### Required task
Gather all lines from the material that contain the word "chart".

•••••

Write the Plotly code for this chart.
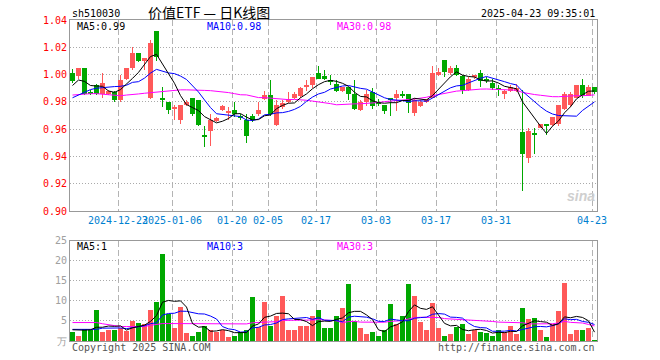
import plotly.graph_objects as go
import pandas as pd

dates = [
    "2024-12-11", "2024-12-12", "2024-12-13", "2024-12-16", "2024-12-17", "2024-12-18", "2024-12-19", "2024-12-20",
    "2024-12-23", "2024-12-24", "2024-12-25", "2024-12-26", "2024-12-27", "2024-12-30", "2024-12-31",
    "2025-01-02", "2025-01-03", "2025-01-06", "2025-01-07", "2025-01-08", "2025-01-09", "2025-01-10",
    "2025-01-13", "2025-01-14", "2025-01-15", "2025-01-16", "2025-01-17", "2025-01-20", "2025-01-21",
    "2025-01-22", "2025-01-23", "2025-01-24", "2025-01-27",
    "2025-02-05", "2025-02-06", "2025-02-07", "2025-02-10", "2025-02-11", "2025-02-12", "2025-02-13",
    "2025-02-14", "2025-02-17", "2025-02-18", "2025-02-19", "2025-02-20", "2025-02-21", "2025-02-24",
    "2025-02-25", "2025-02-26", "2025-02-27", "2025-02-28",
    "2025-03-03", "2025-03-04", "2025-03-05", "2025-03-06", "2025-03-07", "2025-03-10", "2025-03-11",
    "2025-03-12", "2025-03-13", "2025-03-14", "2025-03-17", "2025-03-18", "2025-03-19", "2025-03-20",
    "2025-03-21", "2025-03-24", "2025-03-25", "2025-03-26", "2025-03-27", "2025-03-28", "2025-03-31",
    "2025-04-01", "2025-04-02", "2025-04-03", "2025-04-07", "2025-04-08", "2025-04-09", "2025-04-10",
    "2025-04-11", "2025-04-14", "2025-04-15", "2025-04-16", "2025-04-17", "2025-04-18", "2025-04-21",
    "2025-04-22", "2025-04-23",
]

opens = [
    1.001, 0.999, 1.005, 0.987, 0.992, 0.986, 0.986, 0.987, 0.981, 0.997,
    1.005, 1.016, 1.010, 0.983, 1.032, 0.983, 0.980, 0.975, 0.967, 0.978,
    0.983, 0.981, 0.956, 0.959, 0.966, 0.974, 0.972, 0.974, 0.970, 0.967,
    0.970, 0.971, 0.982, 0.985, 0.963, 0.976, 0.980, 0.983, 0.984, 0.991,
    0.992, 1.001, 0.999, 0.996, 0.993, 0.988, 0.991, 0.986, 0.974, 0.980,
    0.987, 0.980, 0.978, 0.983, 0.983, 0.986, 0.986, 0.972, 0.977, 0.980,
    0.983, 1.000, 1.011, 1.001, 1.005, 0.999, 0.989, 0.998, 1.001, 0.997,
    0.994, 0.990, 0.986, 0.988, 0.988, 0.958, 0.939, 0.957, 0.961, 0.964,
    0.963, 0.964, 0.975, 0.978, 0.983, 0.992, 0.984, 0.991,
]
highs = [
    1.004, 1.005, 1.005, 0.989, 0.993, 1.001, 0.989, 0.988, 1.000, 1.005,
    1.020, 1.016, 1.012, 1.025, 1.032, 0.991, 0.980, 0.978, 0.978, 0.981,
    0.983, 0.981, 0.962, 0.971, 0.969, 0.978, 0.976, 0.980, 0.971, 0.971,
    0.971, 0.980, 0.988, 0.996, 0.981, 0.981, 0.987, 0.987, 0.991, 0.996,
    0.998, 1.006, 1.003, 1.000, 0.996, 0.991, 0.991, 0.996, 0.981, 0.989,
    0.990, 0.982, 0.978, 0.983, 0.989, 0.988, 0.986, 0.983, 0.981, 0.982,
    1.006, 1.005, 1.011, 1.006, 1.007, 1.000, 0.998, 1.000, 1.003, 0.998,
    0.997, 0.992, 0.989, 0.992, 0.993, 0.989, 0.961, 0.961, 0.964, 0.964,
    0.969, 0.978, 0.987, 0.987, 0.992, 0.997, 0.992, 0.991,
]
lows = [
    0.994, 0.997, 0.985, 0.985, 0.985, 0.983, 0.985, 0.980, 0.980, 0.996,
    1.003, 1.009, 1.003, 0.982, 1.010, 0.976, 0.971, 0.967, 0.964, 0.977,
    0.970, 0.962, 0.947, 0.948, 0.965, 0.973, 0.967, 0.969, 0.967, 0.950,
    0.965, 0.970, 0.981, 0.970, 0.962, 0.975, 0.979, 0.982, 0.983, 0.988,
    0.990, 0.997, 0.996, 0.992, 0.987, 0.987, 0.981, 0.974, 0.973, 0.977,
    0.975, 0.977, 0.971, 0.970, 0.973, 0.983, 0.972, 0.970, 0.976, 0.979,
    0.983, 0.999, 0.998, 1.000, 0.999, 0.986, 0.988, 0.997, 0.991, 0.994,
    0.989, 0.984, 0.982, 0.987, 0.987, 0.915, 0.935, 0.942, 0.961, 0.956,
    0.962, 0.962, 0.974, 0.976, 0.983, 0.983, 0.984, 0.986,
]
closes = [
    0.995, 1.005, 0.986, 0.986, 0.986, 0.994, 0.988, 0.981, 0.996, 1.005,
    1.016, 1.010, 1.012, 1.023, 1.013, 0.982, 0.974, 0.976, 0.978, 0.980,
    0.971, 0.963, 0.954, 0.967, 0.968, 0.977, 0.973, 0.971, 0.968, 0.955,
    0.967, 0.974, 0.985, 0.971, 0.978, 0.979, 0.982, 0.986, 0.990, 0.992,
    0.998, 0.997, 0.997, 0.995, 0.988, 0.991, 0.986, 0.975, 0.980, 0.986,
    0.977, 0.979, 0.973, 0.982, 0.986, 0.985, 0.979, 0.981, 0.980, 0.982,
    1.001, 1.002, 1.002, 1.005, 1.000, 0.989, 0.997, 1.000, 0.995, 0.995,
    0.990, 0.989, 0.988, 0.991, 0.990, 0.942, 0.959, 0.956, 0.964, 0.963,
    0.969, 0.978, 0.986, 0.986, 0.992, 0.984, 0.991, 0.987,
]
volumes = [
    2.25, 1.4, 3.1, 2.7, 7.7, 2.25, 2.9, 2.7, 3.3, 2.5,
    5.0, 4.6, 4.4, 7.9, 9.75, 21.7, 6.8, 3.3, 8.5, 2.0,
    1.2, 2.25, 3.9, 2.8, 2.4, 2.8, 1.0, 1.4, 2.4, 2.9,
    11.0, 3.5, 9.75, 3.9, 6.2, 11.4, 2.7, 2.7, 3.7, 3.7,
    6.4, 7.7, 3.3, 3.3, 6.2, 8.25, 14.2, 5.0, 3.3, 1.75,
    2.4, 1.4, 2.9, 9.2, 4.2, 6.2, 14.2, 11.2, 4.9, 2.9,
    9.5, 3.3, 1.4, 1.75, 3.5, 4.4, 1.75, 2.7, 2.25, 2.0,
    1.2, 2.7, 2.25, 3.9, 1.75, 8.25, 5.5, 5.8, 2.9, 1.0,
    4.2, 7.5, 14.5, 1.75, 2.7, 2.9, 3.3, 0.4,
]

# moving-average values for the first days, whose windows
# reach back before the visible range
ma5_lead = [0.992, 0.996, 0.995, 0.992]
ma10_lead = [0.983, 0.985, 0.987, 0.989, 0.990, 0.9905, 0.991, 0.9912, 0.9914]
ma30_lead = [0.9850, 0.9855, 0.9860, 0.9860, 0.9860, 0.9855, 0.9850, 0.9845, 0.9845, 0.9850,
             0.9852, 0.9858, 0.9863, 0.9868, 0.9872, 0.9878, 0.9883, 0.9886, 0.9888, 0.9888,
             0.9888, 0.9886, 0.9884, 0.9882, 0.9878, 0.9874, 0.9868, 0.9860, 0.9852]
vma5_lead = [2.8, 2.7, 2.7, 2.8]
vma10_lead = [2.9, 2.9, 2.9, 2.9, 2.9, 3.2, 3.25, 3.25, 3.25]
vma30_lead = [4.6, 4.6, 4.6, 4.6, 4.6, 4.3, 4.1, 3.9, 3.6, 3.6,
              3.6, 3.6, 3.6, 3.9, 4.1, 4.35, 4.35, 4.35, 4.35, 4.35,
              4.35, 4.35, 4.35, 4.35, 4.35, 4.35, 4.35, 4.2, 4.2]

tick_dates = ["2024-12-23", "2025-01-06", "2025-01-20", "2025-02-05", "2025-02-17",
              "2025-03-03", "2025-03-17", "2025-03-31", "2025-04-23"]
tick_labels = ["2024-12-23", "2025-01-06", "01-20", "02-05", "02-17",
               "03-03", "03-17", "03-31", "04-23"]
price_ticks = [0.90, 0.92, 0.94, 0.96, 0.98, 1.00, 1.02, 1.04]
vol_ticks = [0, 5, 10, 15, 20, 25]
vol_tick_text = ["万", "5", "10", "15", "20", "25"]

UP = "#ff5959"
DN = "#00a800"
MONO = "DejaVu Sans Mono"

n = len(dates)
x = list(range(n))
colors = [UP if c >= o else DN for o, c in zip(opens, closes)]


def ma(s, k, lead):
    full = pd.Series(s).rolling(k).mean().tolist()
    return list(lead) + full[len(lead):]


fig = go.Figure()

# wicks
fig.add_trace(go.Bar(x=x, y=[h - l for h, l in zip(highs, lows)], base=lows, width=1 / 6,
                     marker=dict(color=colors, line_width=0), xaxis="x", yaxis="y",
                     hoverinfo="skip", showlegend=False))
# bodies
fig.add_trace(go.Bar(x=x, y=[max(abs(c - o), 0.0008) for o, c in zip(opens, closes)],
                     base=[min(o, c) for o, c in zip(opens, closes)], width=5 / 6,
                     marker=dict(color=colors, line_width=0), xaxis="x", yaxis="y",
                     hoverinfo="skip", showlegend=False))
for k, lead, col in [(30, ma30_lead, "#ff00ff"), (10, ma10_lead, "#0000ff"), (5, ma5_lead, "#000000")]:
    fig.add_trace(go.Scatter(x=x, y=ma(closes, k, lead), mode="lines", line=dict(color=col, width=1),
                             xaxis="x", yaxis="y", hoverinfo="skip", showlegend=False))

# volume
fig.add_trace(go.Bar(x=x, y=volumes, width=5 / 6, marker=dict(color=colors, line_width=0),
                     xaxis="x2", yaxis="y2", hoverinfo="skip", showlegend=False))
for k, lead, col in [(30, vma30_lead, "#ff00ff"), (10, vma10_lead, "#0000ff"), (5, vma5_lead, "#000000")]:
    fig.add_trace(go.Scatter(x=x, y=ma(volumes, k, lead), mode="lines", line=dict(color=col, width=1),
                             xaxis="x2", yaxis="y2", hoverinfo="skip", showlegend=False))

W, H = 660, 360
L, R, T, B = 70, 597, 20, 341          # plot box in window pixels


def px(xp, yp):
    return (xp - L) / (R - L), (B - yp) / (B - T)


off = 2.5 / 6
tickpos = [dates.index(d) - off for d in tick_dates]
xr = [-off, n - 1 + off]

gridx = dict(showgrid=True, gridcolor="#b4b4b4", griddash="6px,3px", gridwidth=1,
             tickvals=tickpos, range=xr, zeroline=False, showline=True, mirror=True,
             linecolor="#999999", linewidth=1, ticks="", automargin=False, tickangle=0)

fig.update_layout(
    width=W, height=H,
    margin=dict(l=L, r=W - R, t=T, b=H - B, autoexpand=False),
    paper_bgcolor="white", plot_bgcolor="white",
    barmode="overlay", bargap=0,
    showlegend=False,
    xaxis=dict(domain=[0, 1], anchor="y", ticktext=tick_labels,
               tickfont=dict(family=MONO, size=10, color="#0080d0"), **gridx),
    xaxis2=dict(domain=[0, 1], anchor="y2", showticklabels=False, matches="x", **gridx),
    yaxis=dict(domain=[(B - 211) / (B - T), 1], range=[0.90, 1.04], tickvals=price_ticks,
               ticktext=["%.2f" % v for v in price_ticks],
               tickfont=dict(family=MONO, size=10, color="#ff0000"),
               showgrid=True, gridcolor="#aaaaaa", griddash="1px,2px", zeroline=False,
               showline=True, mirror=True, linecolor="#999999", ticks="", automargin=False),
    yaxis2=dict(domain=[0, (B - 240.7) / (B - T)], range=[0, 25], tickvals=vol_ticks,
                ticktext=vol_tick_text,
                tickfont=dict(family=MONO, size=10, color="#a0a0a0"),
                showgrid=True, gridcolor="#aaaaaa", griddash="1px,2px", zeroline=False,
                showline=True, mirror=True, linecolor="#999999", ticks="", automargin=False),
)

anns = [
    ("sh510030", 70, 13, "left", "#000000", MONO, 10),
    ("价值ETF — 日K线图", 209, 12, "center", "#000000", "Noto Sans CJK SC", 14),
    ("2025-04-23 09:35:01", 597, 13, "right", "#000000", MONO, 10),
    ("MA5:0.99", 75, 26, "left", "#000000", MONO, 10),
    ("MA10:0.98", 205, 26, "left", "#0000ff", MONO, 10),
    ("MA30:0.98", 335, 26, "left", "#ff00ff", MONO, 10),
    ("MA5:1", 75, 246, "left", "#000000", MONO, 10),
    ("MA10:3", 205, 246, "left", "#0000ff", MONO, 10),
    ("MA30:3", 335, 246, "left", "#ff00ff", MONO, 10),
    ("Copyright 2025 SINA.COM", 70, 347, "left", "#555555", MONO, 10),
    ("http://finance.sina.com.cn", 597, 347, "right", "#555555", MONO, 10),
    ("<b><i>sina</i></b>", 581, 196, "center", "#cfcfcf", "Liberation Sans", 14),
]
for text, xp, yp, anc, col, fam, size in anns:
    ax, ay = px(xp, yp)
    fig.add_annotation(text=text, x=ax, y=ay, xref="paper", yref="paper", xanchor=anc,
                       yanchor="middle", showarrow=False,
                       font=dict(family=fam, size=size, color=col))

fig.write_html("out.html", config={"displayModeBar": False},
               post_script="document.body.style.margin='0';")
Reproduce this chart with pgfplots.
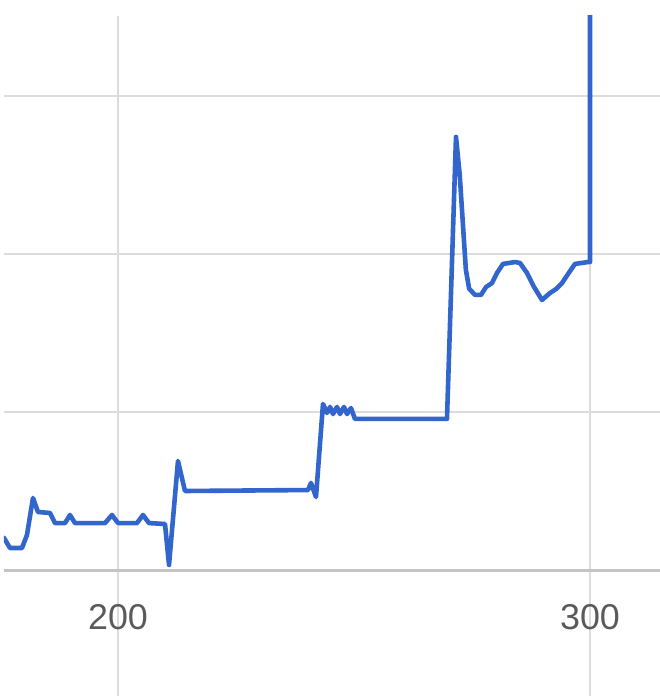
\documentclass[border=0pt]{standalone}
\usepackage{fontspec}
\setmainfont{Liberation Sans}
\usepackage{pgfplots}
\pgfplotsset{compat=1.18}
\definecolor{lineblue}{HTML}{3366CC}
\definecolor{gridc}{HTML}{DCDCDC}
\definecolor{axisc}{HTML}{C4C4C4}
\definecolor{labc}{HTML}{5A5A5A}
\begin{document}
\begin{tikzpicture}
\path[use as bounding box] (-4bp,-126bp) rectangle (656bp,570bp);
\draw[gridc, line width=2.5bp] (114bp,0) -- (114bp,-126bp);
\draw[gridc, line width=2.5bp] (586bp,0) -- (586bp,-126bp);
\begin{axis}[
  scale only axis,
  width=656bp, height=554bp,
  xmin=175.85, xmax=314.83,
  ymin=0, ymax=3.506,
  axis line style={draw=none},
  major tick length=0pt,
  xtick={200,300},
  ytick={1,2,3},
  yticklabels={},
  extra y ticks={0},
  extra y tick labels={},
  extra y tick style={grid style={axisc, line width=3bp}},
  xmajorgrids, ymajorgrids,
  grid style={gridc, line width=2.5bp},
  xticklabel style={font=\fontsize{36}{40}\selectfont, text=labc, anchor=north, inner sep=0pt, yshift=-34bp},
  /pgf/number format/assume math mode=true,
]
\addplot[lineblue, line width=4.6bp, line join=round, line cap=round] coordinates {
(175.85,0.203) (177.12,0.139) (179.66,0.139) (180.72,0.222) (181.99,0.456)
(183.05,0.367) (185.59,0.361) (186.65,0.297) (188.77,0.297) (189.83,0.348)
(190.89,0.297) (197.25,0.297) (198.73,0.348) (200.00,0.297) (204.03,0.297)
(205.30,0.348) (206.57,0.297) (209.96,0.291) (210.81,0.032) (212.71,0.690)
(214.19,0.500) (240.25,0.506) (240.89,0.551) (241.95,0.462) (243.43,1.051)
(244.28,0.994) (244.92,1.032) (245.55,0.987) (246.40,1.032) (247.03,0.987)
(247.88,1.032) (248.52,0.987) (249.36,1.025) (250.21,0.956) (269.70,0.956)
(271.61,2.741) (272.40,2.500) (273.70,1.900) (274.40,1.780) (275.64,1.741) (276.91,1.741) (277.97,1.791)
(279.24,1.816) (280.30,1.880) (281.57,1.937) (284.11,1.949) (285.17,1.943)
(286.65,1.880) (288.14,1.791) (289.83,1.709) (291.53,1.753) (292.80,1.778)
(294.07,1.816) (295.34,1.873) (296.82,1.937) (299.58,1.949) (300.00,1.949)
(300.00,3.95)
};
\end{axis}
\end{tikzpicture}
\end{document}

•••••

### Correct response
Write the Plotly code for this chart.
Reproduce this chart with pgfplots.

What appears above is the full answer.